* [PROBLEM DESCRIPTION]
Retype, please, the listing from its opening line through the line that contains "x_ticks = [1440, 1450, 1460, 1470]", both included, without the pictures.
--- start GIVEN MATERIAL ---
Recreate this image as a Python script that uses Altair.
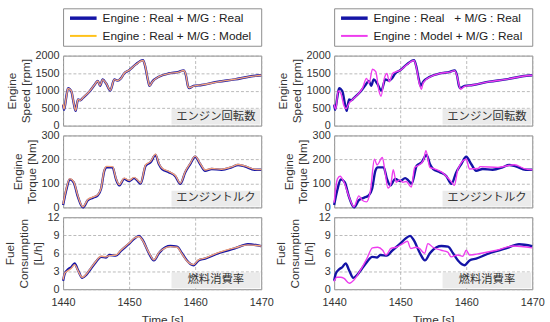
import altair as alt
import pandas as pd

FONT = "Liberation Sans"
JP_FONT = "Noto Sans CJK JP"

BLUE = "#1414A6"
MAGENTA = "#EE3CEE"
YELLOW = "#FFC21A"
PEACH = "#F2A27A"

# Time axis ticks [s]
x_ticks = [1440, 1450, 1460, 1470]

# ---- Engine speed [rpm] ----
spd_t = [1440.0, 1440.15, 1440.5, 1440.75, 1441.25, 1441.6, 1441.9, 1442.25, 1442.6, 1443.0,
         1444.0, 1444.75, 1445.25, 1445.6, 1446.0, 1446.5, 1447.15, 1447.75, 1448.25, 1448.75,
         1449.25, 1450.0, 1451.0, 1452.1, 1452.4, 1452.85, 1453.1, 1453.5, 1454.5, 1456.0,
         1457.5, 1458.25, 1458.6, 1458.9, 1459.1, 1459.75, 1461.0, 1463.5, 1466.0, 1468.5, 1470.0]
spd_real = [600, 450, 840, 1070, 980, 650, 420, 745, 725, 790,
            975, 1160, 1280, 1140, 1320, 1210, 1000, 1320, 1285, 1350,
            1490, 1580, 1750, 1870, 1720, 1300, 1135, 1255, 1395, 1490,
            1535, 1580, 1440, 1135, 1070, 1135, 1160, 1255, 1320, 1410, 1440]
spd_mg_model = [620, 470, 830, 1060, 990, 660, 430, 750, 720, 795,
                980, 1165, 1275, 1150, 1315, 1215, 1010, 1315, 1290, 1345,
                1495, 1585, 1745, 1860, 1730, 1310, 1140, 1250, 1400, 1485,
                1530, 1575, 1450, 1140, 1080, 1130, 1165, 1250, 1325, 1405, 1440]
spd_eng_t = [1440.0, 1440.25, 1440.6, 1441.0, 1441.5, 1441.8, 1442.3, 1442.8, 1443.55, 1444.3,
             1444.9, 1445.3, 1445.8, 1446.3, 1446.8, 1447.1, 1447.6, 1448.0, 1448.35, 1448.85,
             1449.35, 1450.0, 1451.0, 1452.1, 1452.4, 1452.9, 1453.2, 1453.5, 1454.5, 1456.0,
             1457.5, 1458.25, 1458.6, 1459.0, 1459.15, 1459.75, 1461.0, 1463.5, 1466.0, 1468.5, 1470.0]
spd_eng_model = [600, 470, 990, 930, 560, 480, 650, 745, 885, 1070,
                 1350, 1210, 1610, 1540, 980, 840, 1350, 1490, 1255, 1490,
                 1535, 1580, 1740, 1860, 1700, 1200, 1040, 1230, 1390, 1490,
                 1530, 1570, 1420, 1100, 1040, 1120, 1160, 1255, 1320, 1410, 1440]

# ---- Engine torque [Nm] ----
trq_t = [1440.0, 1440.5, 1441.0, 1441.6, 1442.25, 1443.0, 1443.75, 1444.5, 1445.25, 1445.75,
         1446.25, 1446.6, 1447.5, 1448.0, 1448.5, 1449.25, 1450.0, 1450.75, 1451.25, 1451.75,
         1452.5, 1453.25, 1454.0, 1454.5, 1455.0, 1456.0, 1457.0, 1457.75, 1458.5, 1459.25,
         1460.0, 1460.75, 1461.5, 1462.5, 1464.0, 1465.5, 1466.5, 1467.5, 1469.0, 1470.0]
trq_real = [10, 75, 117, 105, 44, 0, 30, 40, 50, 78,
            153, 167, 167, 119, 92, 119, 110, 122, 112, 99,
            174, 188, 219, 181, 160, 147, 130, 98, 147, 181,
            211, 181, 153, 160, 157, 167, 177, 171, 157, 157]
trq_mg_model = [14, 80, 120, 108, 47, 3, 33, 43, 53, 80,
                157, 171, 170, 122, 95, 122, 113, 125, 115, 102,
                178, 192, 222, 184, 163, 150, 133, 101, 150, 184,
                214, 184, 156, 162, 159, 169, 179, 173, 159, 158]
trq_eng_t = [1440.0, 1440.5, 1440.9, 1441.5, 1442.25, 1443.0, 1443.75, 1444.25, 1444.9, 1445.5,
             1446.1, 1446.5, 1447.3, 1447.65, 1448.15, 1448.6, 1448.95, 1449.4, 1449.9, 1450.4,
             1450.9, 1451.7, 1452.2, 1452.7, 1453.5, 1453.9, 1454.5, 1455.3, 1456.3, 1457.8,
             1458.2, 1458.75, 1460.0, 1460.5, 1461.8, 1462.1, 1464.8, 1467.3, 1468.8, 1470.0]
trq_eng_model = [20, 119, 130, 105, 44, 3, 48, 30, 23, 71,
                 201, 177, 208, 160, 81, 99, 157, 105, 115, 105,
                 108, 85, 167, 174, 195, 236, 167, 160, 147, 105,
                 92, 160, 201, 160, 162, 170, 167, 178, 162, 157]

# ---- Fuel consumption [L/h] ----
fuel_t = [1440.0, 1440.25, 1440.75, 1441.25, 1441.75, 1442.25, 1442.9, 1443.5, 1444.25, 1445.0,
          1445.75, 1446.5, 1447.0, 1448.0, 1448.75, 1450.0, 1450.75, 1451.5, 1452.0, 1453.0,
          1453.75, 1454.5, 1455.5, 1456.25, 1457.25, 1458.0, 1458.75, 1459.75, 1460.5, 1461.5,
          1463.5, 1466.0, 1468.0, 1470.0]
fuel_real = [1.4, 2.6, 3.3, 3.7, 4.3, 3.2, 1.9, 2.4, 3.5, 4.6,
             5.4, 5.3, 5.7, 5.6, 6.4, 7.6, 8.4, 8.9, 8.3, 6.0,
             4.8, 6.0, 7.0, 7.2, 7.1, 6.0, 4.8, 4.0, 4.8, 5.1,
             6.0, 6.8, 7.5, 7.2]
fuel_mg_model = [1.6, 2.7, 3.1, 3.5, 4.1, 3.1, 2.0, 2.5, 3.6, 4.7,
                 5.5, 5.4, 5.6, 5.7, 6.5, 7.7, 8.5, 8.8, 8.2, 6.1,
                 4.9, 6.1, 6.9, 7.1, 7.0, 5.9, 4.7, 4.1, 4.9, 5.2,
                 6.1, 6.9, 7.4, 7.2]
fuel_eng_t = [1440.0, 1440.4, 1441.0, 1441.5, 1442.3, 1443.05, 1444.05, 1444.95, 1445.8, 1446.6,
              1447.35, 1447.85, 1448.6, 1449.4, 1450.4, 1451.1, 1451.6, 1452.4, 1452.9, 1453.7,
              1454.2, 1454.95, 1456.2, 1457.2, 1457.7, 1458.7, 1459.5, 1460.0, 1460.5, 1462.3,
              1464.6, 1467.1, 1470.0]
fuel_eng_model = [1.3, 2.0, 2.0, 1.8, 1.0, 1.6, 3.3, 5.1, 6.9, 7.0,
                  6.5, 5.7, 6.8, 7.0, 7.6, 8.0, 6.8, 7.0, 6.8, 6.0,
                  7.6, 7.0, 6.5, 6.2, 5.4, 5.7, 5.5, 6.5, 5.7, 6.0,
                  6.5, 7.2, 6.9]

# Legend entries
left_labels = ["Engine : Real + M/G : Real", "Engine : Real + M/G : Model"]
right_labels = ["Engine : Real\u00a0\u00a0\u00a0+ M/G : Real", "Engine : Model + M/G : Real"]


def frame(t, v):
    return pd.DataFrame({"t": t, "v": v})


def legend_box(labels, colors, widths):
    df = pd.DataFrame({"label": labels, "row": [0, 1]})
    y = alt.Y("row:Q", axis=None, scale=alt.Scale(domain=[0, 1], range=[10, 28]))
    rule = alt.Chart(df).mark_rule().encode(
        x=alt.value(7), x2=alt.value(34), y=y,
        color=alt.Color("label:N", scale=alt.Scale(domain=labels, range=colors), legend=None),
        strokeWidth=alt.StrokeWidth("label:N", scale=alt.Scale(domain=labels, range=widths), legend=None),
    )
    text = alt.Chart(df).mark_text(align="left", baseline="middle", font=FONT, fontSize=12,
                                   color="#222222").encode(x=alt.value(40), y=y, text="label:N")
    return alt.layer(rule, text).properties(width=201, height=38)


def panel(real_t, real_v, other_t, other_v, other_color, y_dom, y_ticks, y_title, tag, h, bottom):
    if bottom:
        x_axis = alt.Axis(values=x_ticks, title="Time [s]", format="d", labelFlush=False,
                          labelOverlap=False, labelPadding=8, titlePadding=7)
    else:
        x_axis = alt.Axis(values=x_ticks, labels=False, title=None)
    x = alt.X("t:Q", scale=alt.Scale(domain=[1440, 1470], nice=False, zero=False), axis=x_axis)
    y = alt.Y("v:Q", scale=alt.Scale(domain=y_dom, nice=False),
              axis=alt.Axis(values=y_ticks, title=y_title, format="d", labelOverlap=False))
    tag_df = pd.DataFrame({"tag": [tag]})
    box = alt.Chart(tag_df).mark_rect(color="#EBEBEB").encode(
        x=alt.value(110), x2=alt.value(200), y=alt.value(h - 17), y2=alt.value(h - 1))
    txt = alt.Chart(tag_df).mark_text(font=JP_FONT, fontSize=11.5, color="#333333").encode(
        x=alt.value(155), y=alt.value(h - 9), text="tag:N")
    real = alt.Chart(frame(real_t, real_v)).mark_line(
        color=BLUE, strokeWidth=2.4, interpolate="monotone").encode(x=x, y=y)
    other = alt.Chart(frame(other_t, other_v)).mark_line(
        color=other_color, strokeWidth=1.4, interpolate="monotone").encode(x=x, y=y)
    return alt.layer(box, txt, real, other).properties(width=201, height=h)


def column(labels, leg_colors, leg_widths, other_color, spd, trq, fuel):
    return alt.vconcat(
        legend_box(labels, leg_colors, leg_widths),
        panel(spd_t, spd_real, spd[0], spd[1], other_color, [0, 2000], [0, 500, 1000, 1500, 2000],
              ["Engine", "Speed [rpm]"], "エンジン回転数", 71, False),
        panel(trq_t, trq_real, trq[0], trq[1], other_color, [0, 300], [0, 100, 200, 300],
              ["Engine", "Torque [Nm]"], "エンジントルク", 73, False),
        panel(fuel_t, fuel_real, fuel[0], fuel[1], other_color, [0, 12], [0, 3, 6, 9, 12],
              ["Fuel", "Consumption", "[L/h]"], "燃料消費率", 73, True),
        spacing=10,
        bounds="flush",
    ).resolve_scale(x="independent", y="independent", color="independent", strokeWidth="independent")


left = column(left_labels, [BLUE, YELLOW], [3.5, 2], PEACH,
              (spd_t, spd_mg_model), (trq_t, trq_mg_model), (fuel_t, fuel_mg_model))
right = column(right_labels, [BLUE, MAGENTA], [3.5, 2], MAGENTA,
               (spd_eng_t, spd_eng_model), (trq_eng_t, trq_eng_model), (fuel_eng_t, fuel_eng_model))

chart = alt.hconcat(left, right, spacing=0).resolve_scale(
    x="independent", y="independent", color="independent", strokeWidth="independent"
).properties(
    padding={"left": 3, "top": 5, "right": 5, "bottom": 5}, background="white"
).configure_view(
    stroke="#8C8C8C", strokeWidth=1
).configure_axis(
    labelFont=FONT, labelFontSize=11, labelColor="#333333", labelPadding=4,
    titleFont=FONT, titleFontSize=12, titleFontWeight="normal", titleColor="#333333",
    titlePadding=3, titleLineHeight=14,
    ticks=False, domain=False,
    gridColor="#A8A8A8", gridDash=[3, 2], gridWidth=0.8,
)

chart.save("out.html", embed_options={"renderer": "svg", "actions": False})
--- end GIVEN MATERIAL ---
* [RESULT]
Recreate this image as a Python script that uses Altair.
import altair as alt
import pandas as pd

FONT = "Liberation Sans"
JP_FONT = "Noto Sans CJK JP"

BLUE = "#1414A6"
MAGENTA = "#EE3CEE"
YELLOW = "#FFC21A"
PEACH = "#F2A27A"

# Time axis ticks [s]
x_ticks = [1440, 1450, 1460, 1470]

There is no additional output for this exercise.